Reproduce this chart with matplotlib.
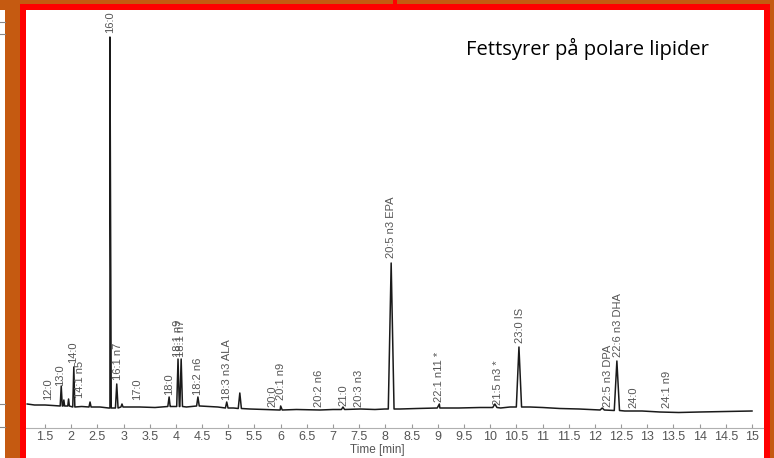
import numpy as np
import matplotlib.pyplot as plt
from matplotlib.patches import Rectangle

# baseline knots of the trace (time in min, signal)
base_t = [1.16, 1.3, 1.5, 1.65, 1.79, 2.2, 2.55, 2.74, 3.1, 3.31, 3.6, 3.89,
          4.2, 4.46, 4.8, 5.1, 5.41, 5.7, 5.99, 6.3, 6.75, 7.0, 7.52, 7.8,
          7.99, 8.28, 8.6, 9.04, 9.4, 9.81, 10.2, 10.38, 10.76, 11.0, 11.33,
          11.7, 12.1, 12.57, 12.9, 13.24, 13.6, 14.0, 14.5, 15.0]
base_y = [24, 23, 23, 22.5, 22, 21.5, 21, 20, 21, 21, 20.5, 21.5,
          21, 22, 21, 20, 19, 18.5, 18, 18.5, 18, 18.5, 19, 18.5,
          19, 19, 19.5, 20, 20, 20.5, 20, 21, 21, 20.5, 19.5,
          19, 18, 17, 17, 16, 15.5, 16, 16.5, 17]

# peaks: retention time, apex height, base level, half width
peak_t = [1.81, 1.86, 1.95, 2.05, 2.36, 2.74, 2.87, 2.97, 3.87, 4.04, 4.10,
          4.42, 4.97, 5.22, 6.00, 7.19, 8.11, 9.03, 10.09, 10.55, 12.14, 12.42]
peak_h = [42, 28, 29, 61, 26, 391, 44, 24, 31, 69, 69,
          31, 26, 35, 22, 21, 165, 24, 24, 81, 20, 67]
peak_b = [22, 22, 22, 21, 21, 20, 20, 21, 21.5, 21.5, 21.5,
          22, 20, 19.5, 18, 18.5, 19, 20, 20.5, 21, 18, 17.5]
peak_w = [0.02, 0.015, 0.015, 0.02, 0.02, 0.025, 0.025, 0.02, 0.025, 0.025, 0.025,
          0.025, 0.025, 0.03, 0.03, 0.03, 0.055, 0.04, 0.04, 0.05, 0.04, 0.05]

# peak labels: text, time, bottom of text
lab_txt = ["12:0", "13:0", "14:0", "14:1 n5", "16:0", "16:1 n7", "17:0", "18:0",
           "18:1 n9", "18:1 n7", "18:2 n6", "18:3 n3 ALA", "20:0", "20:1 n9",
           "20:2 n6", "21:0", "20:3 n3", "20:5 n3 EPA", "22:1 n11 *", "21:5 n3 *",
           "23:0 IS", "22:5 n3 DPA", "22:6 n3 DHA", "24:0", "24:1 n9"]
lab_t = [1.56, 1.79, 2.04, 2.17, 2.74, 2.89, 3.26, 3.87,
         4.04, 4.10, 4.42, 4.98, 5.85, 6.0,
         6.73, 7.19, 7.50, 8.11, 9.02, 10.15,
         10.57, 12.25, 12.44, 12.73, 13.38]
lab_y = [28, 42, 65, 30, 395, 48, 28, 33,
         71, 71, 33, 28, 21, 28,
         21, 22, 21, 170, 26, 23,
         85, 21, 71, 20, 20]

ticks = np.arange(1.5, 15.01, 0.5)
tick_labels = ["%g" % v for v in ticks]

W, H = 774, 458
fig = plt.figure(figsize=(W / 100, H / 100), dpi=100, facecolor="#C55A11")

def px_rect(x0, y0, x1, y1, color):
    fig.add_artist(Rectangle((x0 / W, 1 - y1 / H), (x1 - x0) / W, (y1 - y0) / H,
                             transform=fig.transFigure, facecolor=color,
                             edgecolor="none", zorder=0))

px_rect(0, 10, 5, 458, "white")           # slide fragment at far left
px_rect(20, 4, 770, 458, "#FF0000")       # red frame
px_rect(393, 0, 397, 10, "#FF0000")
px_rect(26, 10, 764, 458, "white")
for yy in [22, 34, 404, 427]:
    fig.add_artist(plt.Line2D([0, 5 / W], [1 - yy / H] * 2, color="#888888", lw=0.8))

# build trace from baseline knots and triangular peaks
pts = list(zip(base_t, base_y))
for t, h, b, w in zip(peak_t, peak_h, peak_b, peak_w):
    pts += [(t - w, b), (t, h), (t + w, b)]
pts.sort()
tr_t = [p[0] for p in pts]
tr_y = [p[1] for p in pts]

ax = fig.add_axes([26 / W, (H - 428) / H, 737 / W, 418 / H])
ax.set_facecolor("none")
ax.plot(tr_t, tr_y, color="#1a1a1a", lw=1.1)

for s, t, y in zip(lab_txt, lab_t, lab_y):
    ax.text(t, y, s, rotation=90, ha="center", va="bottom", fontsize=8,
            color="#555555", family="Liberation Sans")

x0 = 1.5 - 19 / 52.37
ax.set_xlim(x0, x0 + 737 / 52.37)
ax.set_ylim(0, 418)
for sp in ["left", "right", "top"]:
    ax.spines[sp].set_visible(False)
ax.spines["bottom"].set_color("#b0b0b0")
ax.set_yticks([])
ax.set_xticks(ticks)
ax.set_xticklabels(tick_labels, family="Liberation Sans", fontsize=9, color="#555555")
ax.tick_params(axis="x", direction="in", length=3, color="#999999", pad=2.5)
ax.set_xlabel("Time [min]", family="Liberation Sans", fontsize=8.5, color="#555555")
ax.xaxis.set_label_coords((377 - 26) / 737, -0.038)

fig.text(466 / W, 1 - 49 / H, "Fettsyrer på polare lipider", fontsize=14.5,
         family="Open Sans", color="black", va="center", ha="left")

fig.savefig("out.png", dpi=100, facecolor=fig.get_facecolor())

--------------------------------------------------

• SET EXERCISE:
Please reproduce the listing exactly from its opening line through the line that contains "19, 18, 17, 17, 16, 15.5, 16, 16.5, 17]", both included, with all pictures omitted.

• TASK RESPONSE:
Reproduce this chart with matplotlib.
import numpy as np
import matplotlib.pyplot as plt
from matplotlib.patches import Rectangle

# baseline knots of the trace (time in min, signal)
base_t = [1.16, 1.3, 1.5, 1.65, 1.79, 2.2, 2.55, 2.74, 3.1, 3.31, 3.6, 3.89,
          4.2, 4.46, 4.8, 5.1, 5.41, 5.7, 5.99, 6.3, 6.75, 7.0, 7.52, 7.8,
          7.99, 8.28, 8.6, 9.04, 9.4, 9.81, 10.2, 10.38, 10.76, 11.0, 11.33,
          11.7, 12.1, 12.57, 12.9, 13.24, 13.6, 14.0, 14.5, 15.0]
base_y = [24, 23, 23, 22.5, 22, 21.5, 21, 20, 21, 21, 20.5, 21.5,
          21, 22, 21, 20, 19, 18.5, 18, 18.5, 18, 18.5, 19, 18.5,
          19, 19, 19.5, 20, 20, 20.5, 20, 21, 21, 20.5, 19.5,
          19, 18, 17, 17, 16, 15.5, 16, 16.5, 17]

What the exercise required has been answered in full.